Quarantine officers inspected all incoming ships, keeping suspect ones at a station on Staten Island. Nevertheless, in the summer of 1822, the plague killed nearly a hundred residents, and led the Chamber of Commerce to petition the state for harsher laws. “A vessel, on board of which Yellow Fever is known to have been during the voyage,” they argued, “should not be allowed, under any circumstances to approach the city, between the first days of May and October.” Fever being a disease – after all – that “nothing, except frost, has ever been found to purify.” During the 1820s, the City lost five straight health officers to the plague.

Despite pilots and pirates and plagues, the City’s commerce pushed ahead. In 1817, the New York Stock Exchange opened on Wall Street. The next year, a Manhattan merchant instituted the Black Ball Line, the world’s first packet service to run on a fixed schedule. “The regularity of their times of sailing, and the excellent condition in which they deliver their cargoes,” an advertisement for the ships claimed, “will make them very desirable opportunities for the conveyance of goods.” Each year brought new records.

Then, in 1819, the speculative profits ended when “a terrible crash in trade and speculation of all kinds spread ruin throughout the land.” The nation experienced its first financial panic. Shipping fell of drastically. That year, only 993 vessels, carrying nine thousand passengers, cleared customs in New York harbor. Four years later, the number of ships had risen slightly, but they carried fewer than half as many passengers.

The panic bankrupted merchants, but it also devastated the lives of working people. In 1819, the New York Society for the Prevention of Pauperism estimated that 8,000 of the 120,000 residents in the city were in need of relief. The next year, the number had risen to 12,000. And the masses who were unemployed or irregularly employed could not be quantified. Many believed that the citizens of the United States were being punished for their greed. The nation was like an “overgrown and pampered youth … vaulting and bounding to ruin,” declared a speaker of the Society of Tammany, a social club that had not yet taken to politics. Financial panics and even plagues were “the Act of Providence to arrest our hasty strides to national destruction.”
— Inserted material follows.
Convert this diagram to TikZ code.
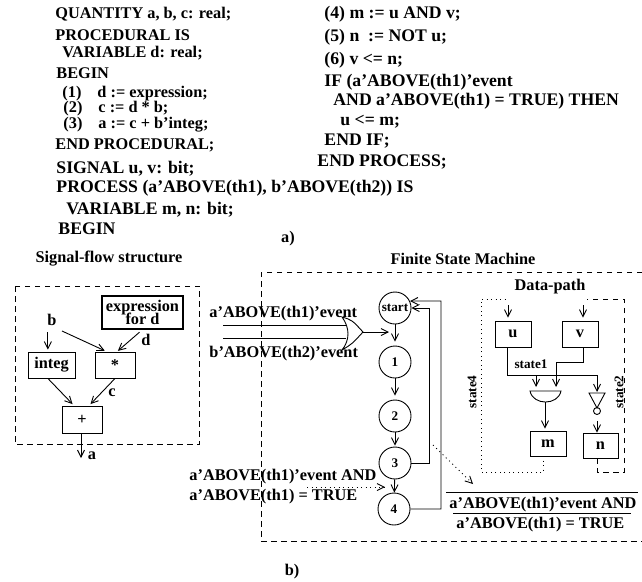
\documentclass[tikz,border=0pt]{standalone}
\usepackage{fontspec}
\setmainfont{Liberation Serif}
\usetikzlibrary{arrows.meta,calc}
\newcommand{\codesize}{\fontsize{16.3}{17}\selectfont\bfseries}
\newcommand{\bigsize}{\fontsize{17.7}{18}\selectfont\bfseries}
\newcommand{\tagsize}{\fontsize{13.2}{14}\selectfont\bfseries}
\begin{document}
\begin{tikzpicture}[x=1pt,y=-1pt,line width=0.9pt,
    codeline/.style={anchor=base west,inner sep=0pt,font=\codesize},
    bigline/.style={anchor=base west,inner sep=0pt,font=\bigsize},
    txtlabel/.style={inner sep=0pt,font=\codesize},
    taglabel/.style={inner sep=0pt,font=\tagsize},
    blockbox/.style={draw,rectangle,inner sep=0pt,font=\codesize},
    statenode/.style={draw,circle,minimum size=32pt,inner sep=0pt,font=\tagsize},
    sig/.style={-{Straight Barb[length=7pt,width=7pt]}},
    boxline/.style={dash pattern=on 5.5pt off 4.5pt},
    dotline/.style={dash pattern=on 1pt off 3.5pt}]
  \useasboundingbox (0,0) rectangle (642,581);

  \node[codeline] (code1) at (55,18.3) {QUANTITY a, b, c: real;};
  \node[codeline] (code2) at (55,40.7) {PROCEDURAL IS};
  \node[codeline] (code3) at (62,57.3) {VARIABLE d: real;};
  \node[codeline] (code4) at (56,78.3) {BEGIN};
  \node[codeline] (code5) at (62,97.7) {(1)};
  \node[codeline] (code5b) at (97,97.7) {d := expression;};
  \node[codeline] (code6) at (63,112) {(2)};
  \node[codeline] (code6b) at (98,112) {c := d * b;};
  \node[codeline] (code7) at (63,128) {(3)};
  \node[codeline] (code7b) at (98,128) {a := c + b'integ;};
  \node[codeline] (code8) at (55,149) {END PROCEDURAL;};
  \node[bigline] (code9) at (56,173) {SIGNAL u, v: bit;};
  \node[bigline] (code10) at (56,192) {PROCESS (a'ABOVE(th1), b'ABOVE(th2)) IS};
  \node[bigline] (code11) at (66,214) {VARIABLE m, n: bit;};
  \node[bigline] (code12) at (58,234) {BEGIN};
  \node[txtlabel] (capA) at (288,239) {a)};

  \node[bigline] (code13) at (324,18) {(4) m := u AND v;};
  \node[bigline] (code14) at (324,41) {(5) n\ \ := NOT u;};
  \node[bigline] (code15) at (324,64) {(6) v <= n;};
  \node[bigline] (code16) at (324,86) {IF (a'ABOVE(th1)'event};
  \node[bigline] (code17) at (333,105) {AND a'ABOVE(th1) = TRUE) THEN};
  \node[bigline] (code18) at (340,125) {u <= m;};
  \node[bigline] (code19) at (324,145) {END IF;};
  \node[bigline] (code20) at (317,166) {END PROCESS;};

  \node[txtlabel] (titleFlow) at (109,259) {Signal-flow structure};
  \draw[boxline] (15,286) rectangle (199.5,444);
  \node[blockbox,line width=1.2pt,minimum width=81pt,minimum height=33pt,align=center] (expr) at (142.5,312.5) {expression\\[-4pt]for d};
  \node[blockbox,minimum width=47pt,minimum height=26pt] (integ) at (51.5,365) {integ};
  \node[blockbox,minimum width=40pt,minimum height=26pt] (mul) at (115,365) {*};
  \node[blockbox,minimum width=40pt,minimum height=27pt] (plus) at (82,419.5) {+};
  \node[txtlabel] (lblB) at (52,320) {b};
  \node[txtlabel] (lblD) at (146,340) {d};
  \node[txtlabel] (lblC) at (112,393) {c};
  \node[txtlabel] (lblOut) at (92,456) {a};
  \coordinate (bFork) at (62,331);
  \coordinate (aEnd) at (81,458);
  \draw[sig,shorten <=6pt,shorten >=2pt] (integ.105 |- lblB.south) -- (integ.105);
  \draw[sig,shorten >=2pt] (bFork) -- (mul.122);
  \draw[sig,shorten <=4pt,shorten >=1pt] (expr.south) -- (mul.81);
  \draw[sig,shorten >=2pt] (integ.255) -- (plus.120);
  \draw[sig,shorten >=2pt] (mul.south) -- (plus.63);
  \draw[sig] (aEnd |- plus.south) -- (aEnd);

  \node[txtlabel] (titleFsm) at (463,259) {Finite State Machine};
  \draw[boxline] (642,272) -- (261,272) -- (261,541) -- (642,541);
  \node[statenode] (start) at (395,308) {start};
  \node[statenode] (s1) at (395,362) {1};
  \node[statenode] (s2) at (395,416) {2};
  \node[statenode] (s3) at (395,463) {3};
  \node[statenode] (s4) at (394,509) {4};
  \coordinate (fbLow) at (429,308);
  \coordinate (fbTop) at (441,301);
  \draw[sig,shorten >=4pt] (start) -- (s1);
  \draw[sig,shorten >=4pt] (s1) -- (s2);
  \draw[sig,shorten >=1pt] (s2) -- (s3);
  \draw[sig] (s3) -- (s4);
  \draw[sig] (s3.east) -| (fbLow) -- (start.east);
  \draw[sig] (s4.east) -| (fbTop) -- (start.25);

  \node[codeline] (inA) at (209,317) {a'ABOVE(th1)'event};
  \node[codeline] (inB) at (209,357) {b'ABOVE(th2)'event};
  \coordinate (gateTop) at (342,317);
  \coordinate (gateBot) at (342,350);
  \coordinate (gateOut) at (363,332);
  \coordinate (railA) at (223,325);
  \coordinate (railB) at (223,338);
  \coordinate (gateA) at (346,325);
  \coordinate (gateB) at (346,338);
  \draw (railA) -- (gateA);
  \draw (railB) -- (gateB);
  \draw (gateTop) .. controls (352,320) .. (gateOut) .. controls (352,344) .. (gateBot) .. controls (350,340) and (350,328) .. (gateTop);
  \draw[sig] (gateOut) -- (389,332);

  \node[codeline] (condL1) at (189,480) {a'ABOVE(th1)'event AND};
  \node[codeline] (condL2) at (189,500) {a'ABOVE(th1) = TRUE};
  \coordinate (dotFrom) at (307,487);
  \coordinate (dotTo) at (385,487);
  \draw[sig,dotline] (dotFrom) -- (dotTo);
  \coordinate (zoomFrom) at (433,445);
  \coordinate (zoomTo) at (473,484);
  \draw[sig,dotline] (zoomFrom) -- (zoomTo);
  \node[codeline] (condR1) at (449,508) {a'ABOVE(th1)'event AND};
  \node[codeline] (condR2) at (456,528) {a'ABOVE(th1) = TRUE};
  \draw (446,492) -- (638,492);
  \draw (453,513) -- (631,513);

  \node[txtlabel] (titlePath) at (550,287) {Data-path};
  \node[blockbox,minimum width=36pt,minimum height=26pt] (u) at (513,334) {u};
  \node[blockbox,minimum width=36pt,minimum height=26pt] (v) at (580,334) {v};
  \node[blockbox,minimum width=36pt,minimum height=25pt] (m) at (548,443.5) {m};
  \node[blockbox,minimum width=35pt,minimum height=25pt] (n) at (600.5,445.5) {n};
  \node[taglabel] (lblState1) at (531,364) {state1};
  \node[taglabel,rotate=90] (lblState4) at (472,392) {state4};
  \node[taglabel,rotate=90] (lblState2) at (619,392) {state2};
  \coordinate (uIn) at (508,305);
  \coordinate (vIn) at (583,305);
  \draw[sig,shorten >=3pt] (uIn) -- (uIn |- u.north);
  \draw[sig,shorten >=3pt] (vIn) -- (vIn |- v.north);
  \coordinate (busEnd) at (597,375);
  \coordinate (invTop) at (597,392);
  \coordinate (busAnd) at (536,375);
  \coordinate (andIn) at (536,387);
  \coordinate (vMid) at (556,362);
  \coordinate (vIn2) at (556,387);
  \coordinate (andOut) at (545,402);
  \draw[sig] (u.249) |- (busEnd) -- (invTop);
  \draw[sig] (busAnd) -- (andIn);
  \draw[sig] (v.283) |- (vMid) -- (vIn2);
  \draw (530,391) .. controls (533,405.7) and (558,405.7) .. (561,391) -- cycle;
  \draw[sig,shorten >=2pt] (andOut) -- (andOut |- m.north);
  \draw (589,393) -- (605,393) -- (597,408) -- cycle;
  \node[draw,circle,minimum size=7pt,inner sep=0pt] (bubble) at (597,411) {};
  \draw[sig,shorten <=6pt] (bubble.south) -- (bubble.south |- n.north);
  \coordinate (mTail) at (543,456);
  \coordinate (nTail) at (597,458);
  \draw[dotline] (mTail) -- (543,472) -- (481,472) -- (481,299) -- (508,299);
  \draw[boxline] (nTail) -- (597,472) -- (624,472) -- (624,299) -- (587,299);

  \node[txtlabel] (capB) at (292,572) {b)};
\end{tikzpicture}
\end{document}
The Chamber of Commerce interested itself in the affairs of the distressed in 1839, when it petitioned the state legislature concerning a measure pending on the issue of imprisonment for debt. The lawmakers wanted to abolish this practice. But, the merchants defended it. “The City of New York from its natural advantages and commercial connexions is the great market for the state of imported merchandise,” they wrote, “and is consequently largely a creditor City, and in both these characters the interests of her merchants is deeply involved in every thing rendering debts … secure.” For local debtors it was easy to exert social and financial pressures to ensure repayment. Resident of other states were not so easily swayed. “In these cases, the New York creditor’s only security is the right to detain his debtors person until delivery of his property, in case of his resort to their City or to preclude him from resorting here to trade.”

This was only fair. “Your memorialists do humbly conceive this to be both politic and equal,” the Chamber noted, “a man unwilling or unable to pay his debts is an undesirable customer in any market: and it is optional with every man to come to a city or not, he cannot justly complain of hard ship, if deprived of work to a market to which he only contributes an increase of bad debts.”